(A run of records)
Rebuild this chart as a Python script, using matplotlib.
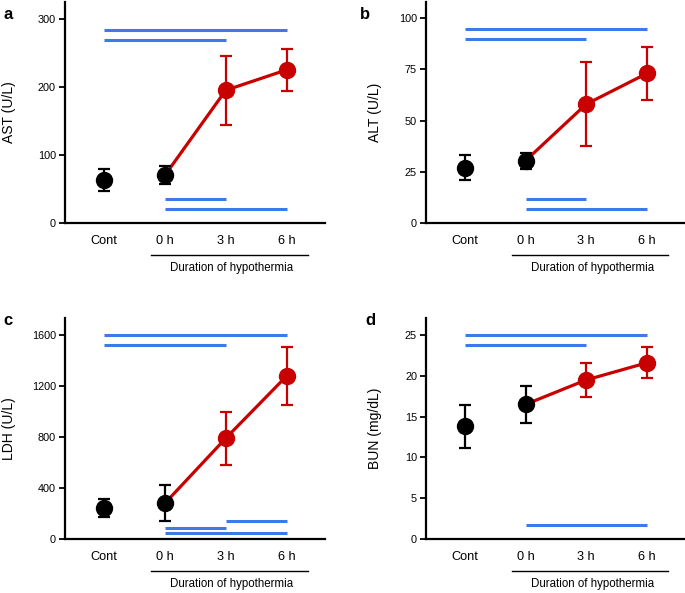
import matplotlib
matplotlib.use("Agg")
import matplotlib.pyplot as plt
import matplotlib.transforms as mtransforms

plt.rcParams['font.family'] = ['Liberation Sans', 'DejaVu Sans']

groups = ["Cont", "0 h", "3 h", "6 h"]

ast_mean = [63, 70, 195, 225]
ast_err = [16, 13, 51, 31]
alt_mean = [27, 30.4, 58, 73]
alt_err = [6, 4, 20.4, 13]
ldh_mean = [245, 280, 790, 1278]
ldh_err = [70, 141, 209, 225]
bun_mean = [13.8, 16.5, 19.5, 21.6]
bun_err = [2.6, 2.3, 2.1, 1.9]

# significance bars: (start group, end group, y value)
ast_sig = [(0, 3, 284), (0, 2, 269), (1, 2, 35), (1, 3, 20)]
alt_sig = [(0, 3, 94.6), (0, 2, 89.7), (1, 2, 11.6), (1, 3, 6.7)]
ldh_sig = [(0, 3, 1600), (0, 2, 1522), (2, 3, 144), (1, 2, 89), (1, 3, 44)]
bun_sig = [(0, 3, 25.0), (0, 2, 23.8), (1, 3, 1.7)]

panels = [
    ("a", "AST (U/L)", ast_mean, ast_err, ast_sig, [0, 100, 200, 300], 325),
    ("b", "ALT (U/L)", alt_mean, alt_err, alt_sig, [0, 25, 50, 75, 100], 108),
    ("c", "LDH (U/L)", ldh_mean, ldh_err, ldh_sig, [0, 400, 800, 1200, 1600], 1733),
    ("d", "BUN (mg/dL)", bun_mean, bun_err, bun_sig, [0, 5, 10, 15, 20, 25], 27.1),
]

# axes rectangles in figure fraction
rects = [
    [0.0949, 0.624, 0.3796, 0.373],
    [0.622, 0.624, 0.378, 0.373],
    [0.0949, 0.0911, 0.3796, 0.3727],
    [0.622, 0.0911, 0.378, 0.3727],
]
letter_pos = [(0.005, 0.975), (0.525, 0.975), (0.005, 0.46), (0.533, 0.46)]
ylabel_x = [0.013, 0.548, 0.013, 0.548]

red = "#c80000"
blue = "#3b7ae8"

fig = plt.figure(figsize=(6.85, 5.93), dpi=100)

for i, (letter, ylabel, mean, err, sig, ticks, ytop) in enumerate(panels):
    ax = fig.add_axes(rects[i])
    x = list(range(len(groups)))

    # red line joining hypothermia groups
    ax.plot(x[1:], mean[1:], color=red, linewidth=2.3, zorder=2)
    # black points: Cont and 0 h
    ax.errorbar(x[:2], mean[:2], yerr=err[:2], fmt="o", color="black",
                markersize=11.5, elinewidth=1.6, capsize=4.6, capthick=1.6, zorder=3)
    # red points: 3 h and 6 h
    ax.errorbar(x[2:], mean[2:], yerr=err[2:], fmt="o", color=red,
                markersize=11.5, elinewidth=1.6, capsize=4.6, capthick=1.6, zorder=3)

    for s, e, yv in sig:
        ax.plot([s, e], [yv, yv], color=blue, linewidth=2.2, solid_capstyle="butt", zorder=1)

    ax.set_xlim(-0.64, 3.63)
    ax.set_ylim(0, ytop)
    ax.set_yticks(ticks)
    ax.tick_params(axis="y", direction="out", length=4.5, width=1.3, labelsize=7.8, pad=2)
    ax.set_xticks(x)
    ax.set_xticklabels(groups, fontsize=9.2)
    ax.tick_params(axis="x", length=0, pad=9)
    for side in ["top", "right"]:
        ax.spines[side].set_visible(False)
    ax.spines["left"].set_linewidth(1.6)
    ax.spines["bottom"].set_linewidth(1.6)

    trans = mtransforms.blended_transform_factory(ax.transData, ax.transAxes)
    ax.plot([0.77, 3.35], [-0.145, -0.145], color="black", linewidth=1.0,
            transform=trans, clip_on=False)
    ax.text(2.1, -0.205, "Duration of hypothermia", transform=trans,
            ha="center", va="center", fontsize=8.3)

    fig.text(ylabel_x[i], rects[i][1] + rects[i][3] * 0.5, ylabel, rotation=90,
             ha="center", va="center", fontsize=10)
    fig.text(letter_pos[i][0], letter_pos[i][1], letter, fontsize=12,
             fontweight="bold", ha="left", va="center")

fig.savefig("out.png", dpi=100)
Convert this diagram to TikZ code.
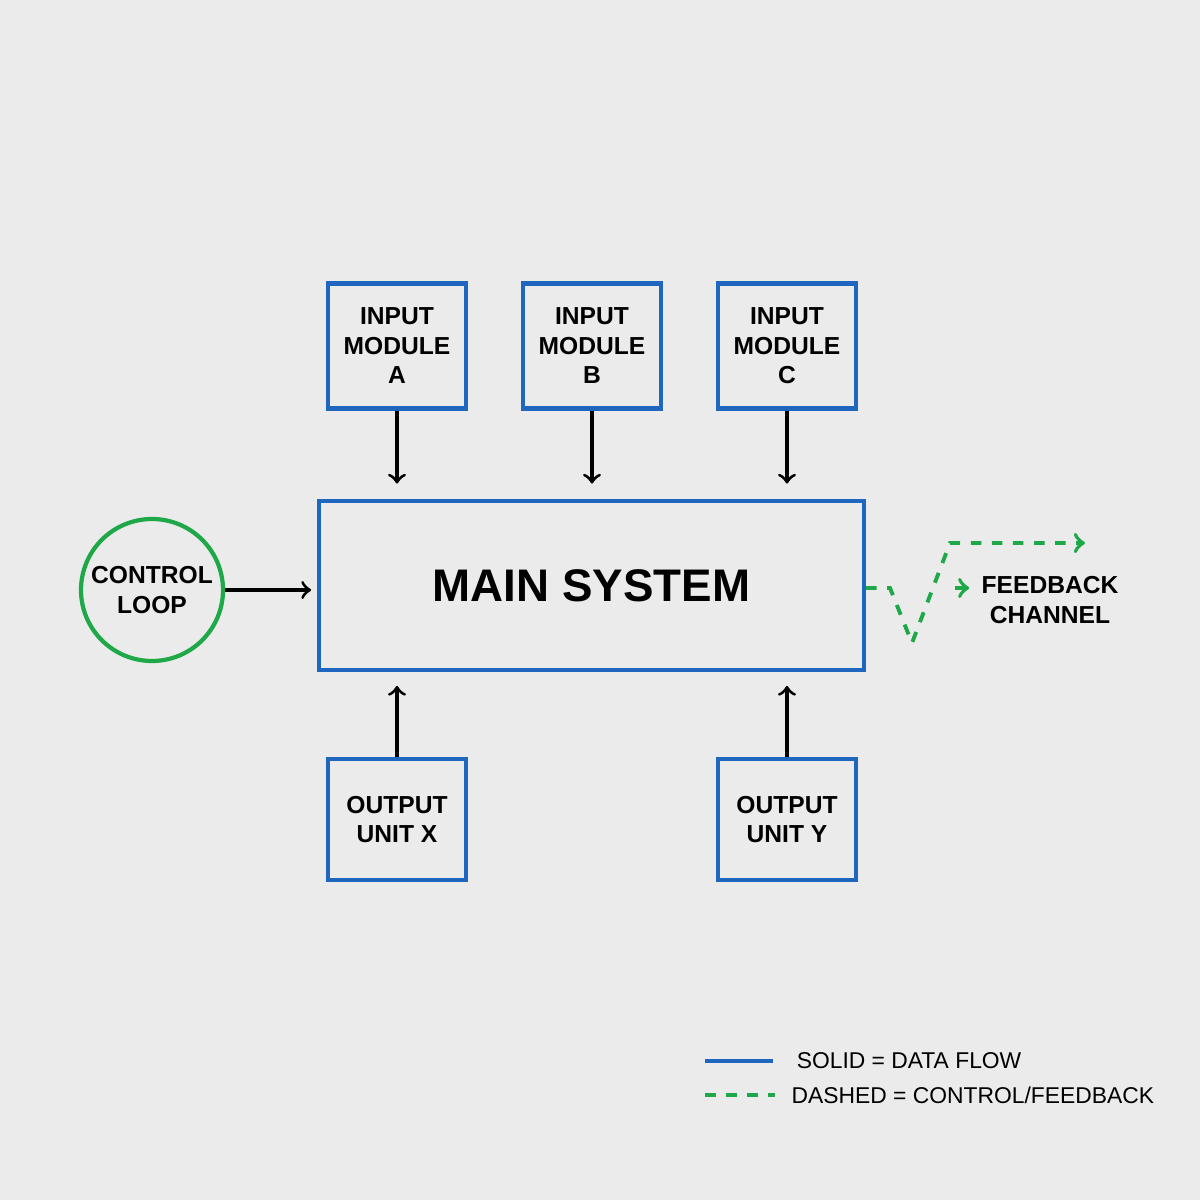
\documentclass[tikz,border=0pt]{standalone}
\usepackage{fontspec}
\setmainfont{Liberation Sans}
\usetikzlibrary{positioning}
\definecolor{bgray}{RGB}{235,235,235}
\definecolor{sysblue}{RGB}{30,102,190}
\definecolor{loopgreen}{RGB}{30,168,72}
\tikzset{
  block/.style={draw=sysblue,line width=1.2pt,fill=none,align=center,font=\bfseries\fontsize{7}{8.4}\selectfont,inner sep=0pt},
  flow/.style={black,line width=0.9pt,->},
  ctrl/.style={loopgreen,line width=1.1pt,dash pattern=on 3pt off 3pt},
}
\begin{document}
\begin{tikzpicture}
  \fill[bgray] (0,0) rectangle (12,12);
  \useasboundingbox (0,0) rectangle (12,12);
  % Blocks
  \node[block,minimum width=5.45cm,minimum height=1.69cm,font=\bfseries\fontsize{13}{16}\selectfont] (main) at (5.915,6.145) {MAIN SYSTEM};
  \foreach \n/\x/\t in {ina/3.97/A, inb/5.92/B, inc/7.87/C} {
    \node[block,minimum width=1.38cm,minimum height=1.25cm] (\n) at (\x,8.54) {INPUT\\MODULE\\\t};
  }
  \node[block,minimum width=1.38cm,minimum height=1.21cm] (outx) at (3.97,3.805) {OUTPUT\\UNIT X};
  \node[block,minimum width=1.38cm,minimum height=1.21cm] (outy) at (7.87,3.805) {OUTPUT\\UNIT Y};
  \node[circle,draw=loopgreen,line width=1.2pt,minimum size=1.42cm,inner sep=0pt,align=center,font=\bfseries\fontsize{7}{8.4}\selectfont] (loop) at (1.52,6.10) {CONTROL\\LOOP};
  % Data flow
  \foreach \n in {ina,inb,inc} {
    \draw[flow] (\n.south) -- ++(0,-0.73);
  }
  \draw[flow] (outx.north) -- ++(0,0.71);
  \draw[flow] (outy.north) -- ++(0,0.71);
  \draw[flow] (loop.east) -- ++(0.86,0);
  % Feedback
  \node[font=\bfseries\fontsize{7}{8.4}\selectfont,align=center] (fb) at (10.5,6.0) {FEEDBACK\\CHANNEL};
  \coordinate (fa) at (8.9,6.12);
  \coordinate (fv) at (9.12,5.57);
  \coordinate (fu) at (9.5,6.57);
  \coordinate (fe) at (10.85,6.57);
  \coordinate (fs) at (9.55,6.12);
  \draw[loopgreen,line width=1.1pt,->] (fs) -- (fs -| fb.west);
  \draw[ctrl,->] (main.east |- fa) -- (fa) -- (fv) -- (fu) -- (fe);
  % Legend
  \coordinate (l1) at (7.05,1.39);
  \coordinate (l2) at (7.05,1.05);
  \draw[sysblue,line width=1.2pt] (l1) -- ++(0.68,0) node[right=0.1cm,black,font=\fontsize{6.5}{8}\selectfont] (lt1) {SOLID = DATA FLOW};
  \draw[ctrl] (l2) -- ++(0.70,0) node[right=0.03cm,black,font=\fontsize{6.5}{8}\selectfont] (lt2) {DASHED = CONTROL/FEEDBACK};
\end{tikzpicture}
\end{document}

## Your goal
Print all of the entries word for word. Omit the pictures they contain.

## Solution for this problem
Rebuild this chart as a Python script, using matplotlib.
import matplotlib
matplotlib.use("Agg")
import matplotlib.pyplot as plt
import matplotlib.transforms as mtransforms

plt.rcParams['font.family'] = ['Liberation Sans', 'DejaVu Sans']

groups = ["Cont", "0 h", "3 h", "6 h"]

ast_mean = [63, 70, 195, 225]
ast_err = [16, 13, 51, 31]
alt_mean = [27, 30.4, 58, 73]
alt_err = [6, 4, 20.4, 13]
ldh_mean = [245, 280, 790, 1278]
ldh_err = [70, 141, 209, 225]
bun_mean = [13.8, 16.5, 19.5, 21.6]
bun_err = [2.6, 2.3, 2.1, 1.9]

# significance bars: (start group, end group, y value)
ast_sig = [(0, 3, 284), (0, 2, 269), (1, 2, 35), (1, 3, 20)]
alt_sig = [(0, 3, 94.6), (0, 2, 89.7), (1, 2, 11.6), (1, 3, 6.7)]
ldh_sig = [(0, 3, 1600), (0, 2, 1522), (2, 3, 144), (1, 2, 89), (1, 3, 44)]
bun_sig = [(0, 3, 25.0), (0, 2, 23.8), (1, 3, 1.7)]

panels = [
    ("a", "AST (U/L)", ast_mean, ast_err, ast_sig, [0, 100, 200, 300], 325),
    ("b", "ALT (U/L)", alt_mean, alt_err, alt_sig, [0, 25, 50, 75, 100], 108),
    ("c", "LDH (U/L)", ldh_mean, ldh_err, ldh_sig, [0, 400, 800, 1200, 1600], 1733),
    ("d", "BUN (mg/dL)", bun_mean, bun_err, bun_sig, [0, 5, 10, 15, 20, 25], 27.1),
]

# axes rectangles in figure fraction
rects = [
    [0.0949, 0.624, 0.3796, 0.373],
    [0.622, 0.624, 0.378, 0.373],
    [0.0949, 0.0911, 0.3796, 0.3727],
    [0.622, 0.0911, 0.378, 0.3727],
]
letter_pos = [(0.005, 0.975), (0.525, 0.975), (0.005, 0.46), (0.533, 0.46)]
ylabel_x = [0.013, 0.548, 0.013, 0.548]

red = "#c80000"
blue = "#3b7ae8"

fig = plt.figure(figsize=(6.85, 5.93), dpi=100)

for i, (letter, ylabel, mean, err, sig, ticks, ytop) in enumerate(panels):
    ax = fig.add_axes(rects[i])
    x = list(range(len(groups)))

    # red line joining hypothermia groups
    ax.plot(x[1:], mean[1:], color=red, linewidth=2.3, zorder=2)
    # black points: Cont and 0 h
    ax.errorbar(x[:2], mean[:2], yerr=err[:2], fmt="o", color="black",
                markersize=11.5, elinewidth=1.6, capsize=4.6, capthick=1.6, zorder=3)
    # red points: 3 h and 6 h
    ax.errorbar(x[2:], mean[2:], yerr=err[2:], fmt="o", color=red,
                markersize=11.5, elinewidth=1.6, capsize=4.6, capthick=1.6, zorder=3)

    for s, e, yv in sig:
        ax.plot([s, e], [yv, yv], color=blue, linewidth=2.2, solid_capstyle="butt", zorder=1)

    ax.set_xlim(-0.64, 3.63)
    ax.set_ylim(0, ytop)
    ax.set_yticks(ticks)
    ax.tick_params(axis="y", direction="out", length=4.5, width=1.3, labelsize=7.8, pad=2)
    ax.set_xticks(x)
    ax.set_xticklabels(groups, fontsize=9.2)
    ax.tick_params(axis="x", length=0, pad=9)
    for side in ["top", "right"]:
        ax.spines[side].set_visible(False)
    ax.spines["left"].set_linewidth(1.6)
    ax.spines["bottom"].set_linewidth(1.6)

    trans = mtransforms.blended_transform_factory(ax.transData, ax.transAxes)
    ax.plot([0.77, 3.35], [-0.145, -0.145], color="black", linewidth=1.0,
            transform=trans, clip_on=False)
    ax.text(2.1, -0.205, "Duration of hypothermia", transform=trans,
            ha="center", va="center", fontsize=8.3)

    fig.text(ylabel_x[i], rects[i][1] + rects[i][3] * 0.5, ylabel, rotation=90,
             ha="center", va="center", fontsize=10)
    fig.text(letter_pos[i][0], letter_pos[i][1], letter, fontsize=12,
             fontweight="bold", ha="left", va="center")

fig.savefig("out.png", dpi=100)
Convert this diagram to TikZ code.
\documentclass[tikz,border=0pt]{standalone}
\usepackage{fontspec}
\setmainfont{Liberation Sans}
\usetikzlibrary{positioning}
\definecolor{bgray}{RGB}{235,235,235}
\definecolor{sysblue}{RGB}{30,102,190}
\definecolor{loopgreen}{RGB}{30,168,72}
\tikzset{
  block/.style={draw=sysblue,line width=1.2pt,fill=none,align=center,font=\bfseries\fontsize{7}{8.4}\selectfont,inner sep=0pt},
  flow/.style={black,line width=0.9pt,->},
  ctrl/.style={loopgreen,line width=1.1pt,dash pattern=on 3pt off 3pt},
}
\begin{document}
\begin{tikzpicture}
  \fill[bgray] (0,0) rectangle (12,12);
  \useasboundingbox (0,0) rectangle (12,12);
  % Blocks
  \node[block,minimum width=5.45cm,minimum height=1.69cm,font=\bfseries\fontsize{13}{16}\selectfont] (main) at (5.915,6.145) {MAIN SYSTEM};
  \foreach \n/\x/\t in {ina/3.97/A, inb/5.92/B, inc/7.87/C} {
    \node[block,minimum width=1.38cm,minimum height=1.25cm] (\n) at (\x,8.54) {INPUT\\MODULE\\\t};
  }
  \node[block,minimum width=1.38cm,minimum height=1.21cm] (outx) at (3.97,3.805) {OUTPUT\\UNIT X};
  \node[block,minimum width=1.38cm,minimum height=1.21cm] (outy) at (7.87,3.805) {OUTPUT\\UNIT Y};
  \node[circle,draw=loopgreen,line width=1.2pt,minimum size=1.42cm,inner sep=0pt,align=center,font=\bfseries\fontsize{7}{8.4}\selectfont] (loop) at (1.52,6.10) {CONTROL\\LOOP};
  % Data flow
  \foreach \n in {ina,inb,inc} {
    \draw[flow] (\n.south) -- ++(0,-0.73);
  }
  \draw[flow] (outx.north) -- ++(0,0.71);
  \draw[flow] (outy.north) -- ++(0,0.71);
  \draw[flow] (loop.east) -- ++(0.86,0);
  % Feedback
  \node[font=\bfseries\fontsize{7}{8.4}\selectfont,align=center] (fb) at (10.5,6.0) {FEEDBACK\\CHANNEL};
  \coordinate (fa) at (8.9,6.12);
  \coordinate (fv) at (9.12,5.57);
  \coordinate (fu) at (9.5,6.57);
  \coordinate (fe) at (10.85,6.57);
  \coordinate (fs) at (9.55,6.12);
  \draw[loopgreen,line width=1.1pt,->] (fs) -- (fs -| fb.west);
  \draw[ctrl,->] (main.east |- fa) -- (fa) -- (fv) -- (fu) -- (fe);
  % Legend
  \coordinate (l1) at (7.05,1.39);
  \coordinate (l2) at (7.05,1.05);
  \draw[sysblue,line width=1.2pt] (l1) -- ++(0.68,0) node[right=0.1cm,black,font=\fontsize{6.5}{8}\selectfont] (lt1) {SOLID = DATA FLOW};
  \draw[ctrl] (l2) -- ++(0.70,0) node[right=0.03cm,black,font=\fontsize{6.5}{8}\selectfont] (lt2) {DASHED = CONTROL/FEEDBACK};
\end{tikzpicture}
\end{document}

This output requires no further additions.